COATESVILLE—Coatesville school officials may need to make further cuts to programs and staff unless there is a solution to the district's funding battle with Collegium Charter School, school directors said.
By a vote of 7-1, Coatesville school directors adopted a resolution this week calling for a fair charter school funding formula, and authorizing the director of business administration to pay Collegium $2.7 million by Jan. 13, and another $2.7 million no later than March 1.
The root of the problem, school officials said, is that school districts are required to pay charter schools based on enrollment. In the past few years, parents have elected to send their children to Collegium and Avon Grove charter school in droves.
Coatesville pays $11,500 per pupil per year for students who opt to attend Collegium or Avon Grove Charter.
More than 3,000 students from the Coatesville Area School District now attend charters, up from about 1,700 five years ago. In that time, Coatesvillle's payments to charters has expanded by $33 million, to about $54 million per year.
And much of that problem is the price the district must pay charters for special education students, said Robert Fisher, Coatesville school director. Coatesville must pay charters more than $40,000 per special education student, even if that student only needs minimal classes for a hearing impediment.
In 2018-19, Coatesville paid Collegium $13.2 million for special education tuition, which excludes regular funding for 443 students. Collegium's financial reports show the school only spent $6.7 million for special education for students, Fisher said.
"Where did the extra dollars go," Fisher said. "We simply do not know. Charter schools are not held to the same standard as public schools, and are not required to provide the same level of public accountability as a public school district. We can only speculate that (the money) went directly into the school's coffers to the great deterrent of our school district."
Charter school officials claim Coatesville has under-budgeted for special education expenses.
School districts are limited by the state in how much they can raise taxes in any given year. Even at the highest allowed tax increase, the amount of revenue Coatesville would receive is far short of what it needs to cover increase in charter payments and other expenses.
Collegium claims Coatesville owes $18 million. Coatesville wants Collegium to obtain its tuition payments directly through the Pennsylvania Department of Education. The case is now in Commonwealth court.
"This significant withholding of the district's subsidy presented a dramatic financial blow to the district, causing serious cash flow problems, and impact the district's ability to maintain operations at expected levels," Fisher said.
Meanwhile, Coatesville continues to lose students to charter schools to the extent there is a waiting list at Avon Grove Charter Schools. Coatesville’s enrollment has dropped more than 16 percent, to 5,700 in the past 10 years. But in that same time, Collegium has expanded by nearly 130 percent and now has about 3,000 students, 2,100 of whom are from Coatesville.

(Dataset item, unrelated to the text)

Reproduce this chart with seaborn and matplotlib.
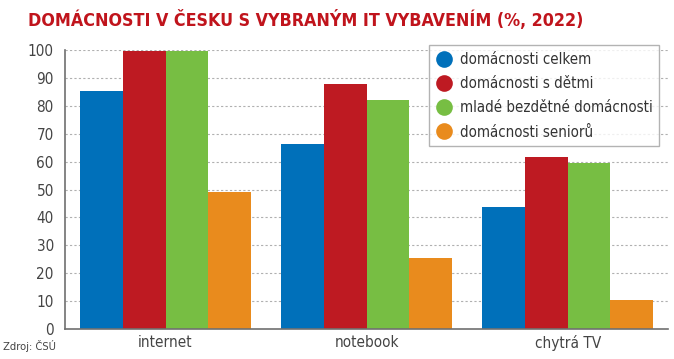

Tom Keech, Coatesville school director, this week called for residents to contact their lawmakers about the problem.
"We will need some serious help over the next year or two if we are to maintain both charter and public schools here in Coatesville," he said. "If you are a proponent of charter schools, write your legislators and ask them to increase funding to the Coatesville School District. and if you are not a proponent, write your lawmakers and ask them to change the funding formula."
Coatesville school officials acknowledge that Collegium is billing Coatesville the correct amount based on the funding formula. But Coatesville officials maintain that funding formula is flawed.
"Both our charter and public schools will have problems if we don't have solutions here," Keech said.
Fisher said the school district supports a parent's right to choice to allow their children to attend the school of choice. But he said that unless there is equitable funding, Coatesville faces financial ruin.
"We believe that Pennsylvania charter school funding is unfair, inequitable and outdated and in dire need of reform," Fisher said. "Coatesville is one of many school districts faced with the challenges of charter school funding."